## WORK INSTRUCTIONS
Take the lines from the beginning of the material through the line containing "y(d as number));" and retype them exactly, leaving the pictures out.

## DATASET SECTION
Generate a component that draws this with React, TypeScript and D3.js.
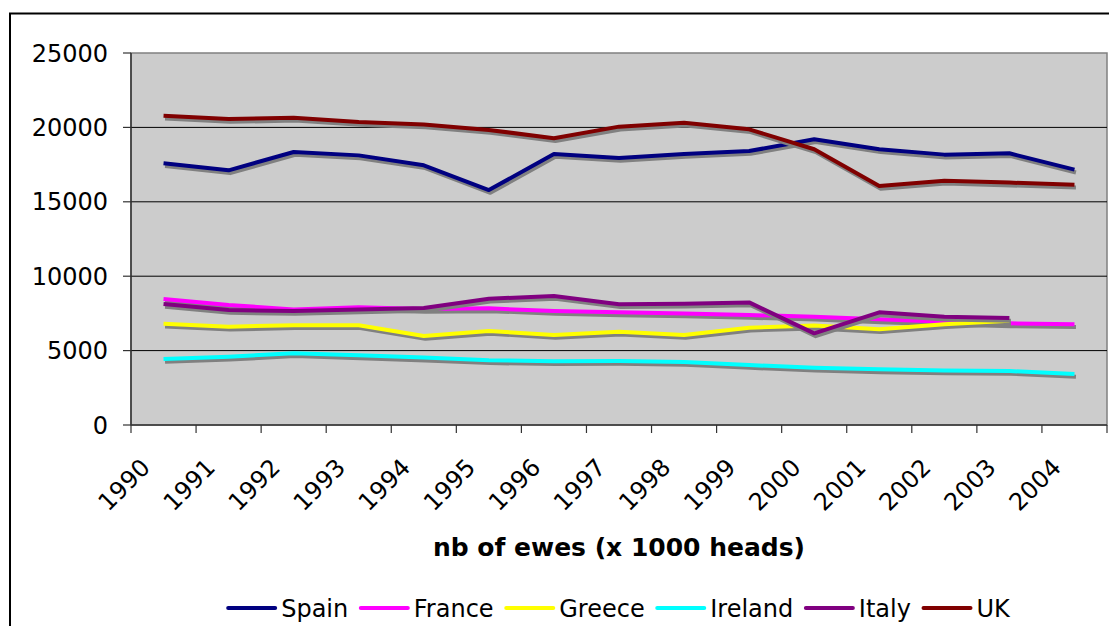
import React from "react";
import * as d3 from "d3";

const years = ["1990","1991","1992","1993","1994","1995","1996","1997","1998","1999","2000","2001","2002","2003","2004"];
const spain = [17590,17115,18350,18120,17450,15790,18210,17940,18210,18410,19200,18530,18170,18260,17160];
const france = [8470,8070,7770,7910,7800,7840,7660,7570,7500,7390,7280,7100,6940,6830,6770];
const greece: (number|null)[] = [6810,6610,6700,6700,5980,6320,6050,6270,6050,6540,6680,6430,6770,7000,null];
const ireland = [4435,4590,4820,4680,4530,4350,4280,4300,4230,4030,3850,3740,3670,3630,3430];
const italy: (number|null)[] = [8130,7730,7660,7770,7860,8490,8670,8110,8150,8240,6160,7570,7280,7190,null];
const uk = [20790,20560,20650,20360,20200,19830,19270,20050,20320,19870,18530,16060,16420,16290,16150];
const yTicks = [0,5000,10000,15000,20000,25000];

const seriesNames = ["Spain","France","Greece","Ireland","Italy","UK"];
const seriesValues = [spain, france, greece, ireland, italy, uk];
const seriesColors = ["#000080","#FF00FF","#FFFF00","#00FFFF","#800080","#800000"];

const FONT = "'DejaVu Sans', Verdana, sans-serif";

function measure(text: string, font: string): number {
  const c = document.createElement("canvas").getContext("2d");
  if (!c) return text.length * 14;
  c.font = font;
  return c.measureText(text).width;
}

export default function App() {
  const W = 1109, H = 626;
  const left = 131, right = 1107, top = 53, bottom = 425;
  const x = d3.scaleBand<string>().domain(years).range([left, right]).padding(0);
  const y = d3.scaleLinear().domain([0, 25000]).range([bottom, top]);
  const cx = (i: number) => (x(years[i]) as number) + x.bandwidth() / 2;
  const line = d3.line<number|null>()
    .defined(d => d != null)
    .x((_, i) => cx(i))
    .y(d => y(d as number));

  const legendFont = `24px ${FONT}`;
  const lineLen = 47, gapText = 6, gapItem = 12.6;
  const widths = seriesNames.map(n => measure(n, legendFont));
  const total = widths.reduce((a, w) => a + lineLen + gapText + w, 0) + gapItem * (seriesNames.length - 1);
  let lx = (left + right) / 2 - total / 2;
  const legendItems = seriesNames.map((n, i) => {
    const item = { name: n, x: lx, color: seriesColors[i] };
    lx += lineLen + gapText + widths[i] + gapItem;
    return item;
  });
  const legendY = 608;

  const boundaries = d3.range(years.length + 1).map(i => left + i * x.bandwidth());

  return (
    <svg width={W} height={H} style={{ position: "absolute", left: 0, top: 0, background: "#fff" }} fontFamily={FONT}>
      <rect x={10} y={13.5} width={W + 100} height={H + 100} fill="#fff" stroke="#000" strokeWidth={2} />
      <rect x={left} y={top} width={right - left} height={bottom - top} fill="#cccccc" stroke="#808080" strokeWidth={1.5} />
      {yTicks.filter(t => t > 0 && t < 25000).map(t => (
        <line key={t} x1={left} x2={right} y1={y(t)} y2={y(t)} stroke="#000" strokeWidth={1} />
      ))}
      {/* axes */}
      <line x1={left} x2={left} y1={top} y2={bottom} stroke="#333" strokeWidth={1.5} />
      <line x1={left} x2={right} y1={bottom} y2={bottom} stroke="#333" strokeWidth={1.5} />
      {yTicks.map(t => (
        <g key={t}>
          <line x1={left - 8} x2={left} y1={y(t)} y2={y(t)} stroke="#333" strokeWidth={1.2} />
          <text x={108} y={y(t)} dy="0.36em" textAnchor="end" fontSize={24} fill="#000">{t}</text>
        </g>
      ))}
      {boundaries.map((b, i) => (
        <line key={i} x1={b} x2={b} y1={bottom} y2={bottom + 8} stroke="#333" strokeWidth={1.2} />
      ))}
      {years.map((yr, i) => (
        <text key={yr} transform={`translate(${cx(i) - 12},${469}) rotate(-45)`} textAnchor="end" fontSize={24} fill="#000">{yr}</text>
      ))}
      {/* series: shadow then line */}
      {seriesValues.map((vals, i) => (
        <g key={seriesNames[i]}>
          <path d={line(vals) || ""} transform="translate(1.5,2.8)" fill="none" stroke="#808080" strokeWidth={4} strokeLinejoin="round" />
          <path d={line(vals) || ""} fill="none" stroke={seriesColors[i]} strokeWidth={4} strokeLinejoin="round" />
        </g>
      ))}
      <text x={(left + right) / 2} y={556} textAnchor="middle" fontSize={25} fontWeight="bold" fill="#000">nb of ewes (x 1000 heads)</text>
      {legendItems.map(it => (
        <g key={it.name}>
          <line x1={it.x} x2={it.x + lineLen} y1={legendY} y2={legendY} stroke={it.color} strokeWidth={4} strokeLinecap="round" />
          <text x={it.x + lineLen + gapText} y={legendY} dy="0.36em" fontSize={24} fill="#000">{it.name}</text>
        </g>
      ))}
    </svg>
  );
}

## FINISHED ANSWER
Generate a component that draws this with React, TypeScript and D3.js.
import React from "react";
import * as d3 from "d3";

const years = ["1990","1991","1992","1993","1994","1995","1996","1997","1998","1999","2000","2001","2002","2003","2004"];
const spain = [17590,17115,18350,18120,17450,15790,18210,17940,18210,18410,19200,18530,18170,18260,17160];
const france = [8470,8070,7770,7910,7800,7840,7660,7570,7500,7390,7280,7100,6940,6830,6770];
const greece: (number|null)[] = [6810,6610,6700,6700,5980,6320,6050,6270,6050,6540,6680,6430,6770,7000,null];
const ireland = [4435,4590,4820,4680,4530,4350,4280,4300,4230,4030,3850,3740,3670,3630,3430];
const italy: (number|null)[] = [8130,7730,7660,7770,7860,8490,8670,8110,8150,8240,6160,7570,7280,7190,null];
const uk = [20790,20560,20650,20360,20200,19830,19270,20050,20320,19870,18530,16060,16420,16290,16150];
const yTicks = [0,5000,10000,15000,20000,25000];

const seriesNames = ["Spain","France","Greece","Ireland","Italy","UK"];
const seriesValues = [spain, france, greece, ireland, italy, uk];
const seriesColors = ["#000080","#FF00FF","#FFFF00","#00FFFF","#800080","#800000"];

const FONT = "'DejaVu Sans', Verdana, sans-serif";

function measure(text: string, font: string): number {
  const c = document.createElement("canvas").getContext("2d");
  if (!c) return text.length * 14;
  c.font = font;
  return c.measureText(text).width;
}

export default function App() {
  const W = 1109, H = 626;
  const left = 131, right = 1107, top = 53, bottom = 425;
  const x = d3.scaleBand<string>().domain(years).range([left, right]).padding(0);
  const y = d3.scaleLinear().domain([0, 25000]).range([bottom, top]);
  const cx = (i: number) => (x(years[i]) as number) + x.bandwidth() / 2;
  const line = d3.line<number|null>()
    .defined(d => d != null)
    .x((_, i) => cx(i))
    .y(d => y(d as number));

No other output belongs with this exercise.